O novo radical situa-se hoje ao centro. O que cada vez mais é encarado com desconfiança é o discurso moderado, a procura do equilíbrio, a rejeição do maniqueísmo. Nunca como hoje a pertença a um clã, a um grupo, clube ou partido, foi tão necessária para os humanos se sentirem parte de alguma coisa e como tal protegidos. Nunca como hoje a independência tornou os homens e as mulheres tão frágeis e impotentes.

Quem não é do Benfica, do Sporting ou do Porto; quem não pertence à maçonaria ou outro grupo semelhante; quem não milita no PSD, no PS, no BE, no CDS ou no PCP; quem não pode reivindicar pertença a um grupo minoritário qualquer, pois bem, esse será um pária, senão aos olhos dos outros pelo menos aos seus, e não terá protecção.

Este é de novo o tempo das bandeiras. Nas redes sociais (é uma obsessão, reconheço) corre livre o disparate, o insulto e a ignorância. Não está longe o tempo em que exigiremos governar por votação instantânea na Internet, decidindo questões magnas para as nossas sociedades através de um sistema que não será muito diferente dos likes do FB e das estrelas com que, cada vez mais, classificamos os serviços que nos são prestados. O tempo da reflexão madura, ponderada, reflectida, informada, chegará ao fim.

São muitas as razões para a morte do bom senso, cada vez mais evidente. O profundo aumento do desequilíbrio entre ricos e pobres, a nível global, não é decerto o caminho mais correcto para o equilíbrio e a felicidade das sociedades humanas, mas por que razão continuamos a trilhá-lo é um mistério. É difícil de explicar a pressa com que vivemos, de que o gesto de fechar a porta do elevador carregando no botão para ganhar um segundo é paradigma. A nova guerra fria mostra até que ponto pode chegar a insensatez humana.

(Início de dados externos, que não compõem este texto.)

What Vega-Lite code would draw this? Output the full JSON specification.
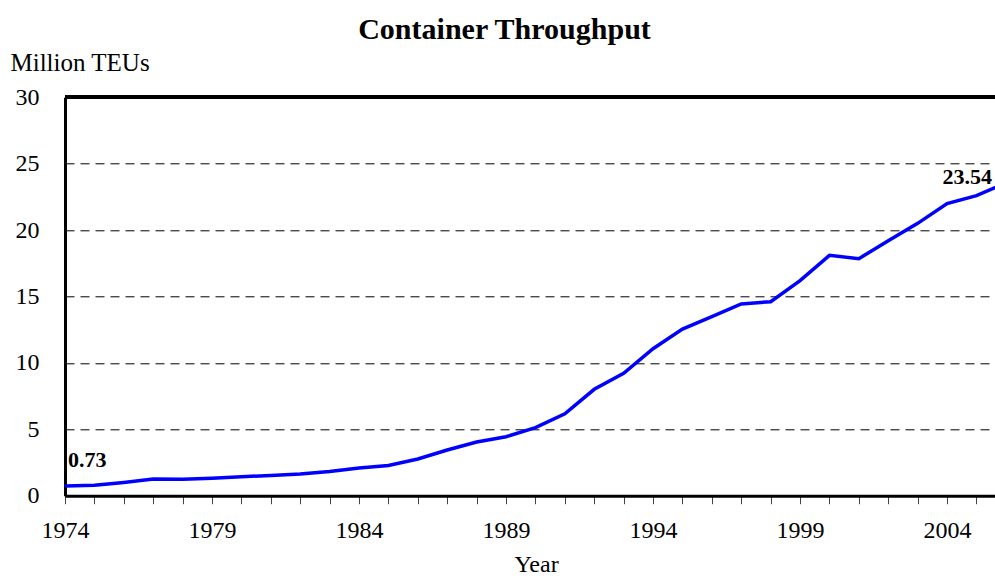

Que fazer? Resta continuar a defender o uso reflectido e ponderado do discernimento visando o equilíbrio das decisões e dos seus resultados. Mesmo que isso seja, permitam-me a expressão, “uma seca”, que não venda, que não receba likes ou partilhas. São opções, às vezes difíceis, mas prefiro ser menos popular e ter menos leitores – ou espectadores, ou críticos, ou fãs – do que escolher um lado, ser de extrema-esquerda ou extrema-direita, nacionalista, comunista ou ecologista, acolher-me a um partido político, a uma agremiação, a uma sociedade secreta, tendo outrossim de defender as teses propugnadas pela entidade à qual prestei vassalagem. Prefiro a liberdade da minha própria opinião em busca do caminho certo para uma vida feliz, mesmo que isso me condene a algum tipo de ostracismo.

Bom senso requer-se. É escasso e valioso.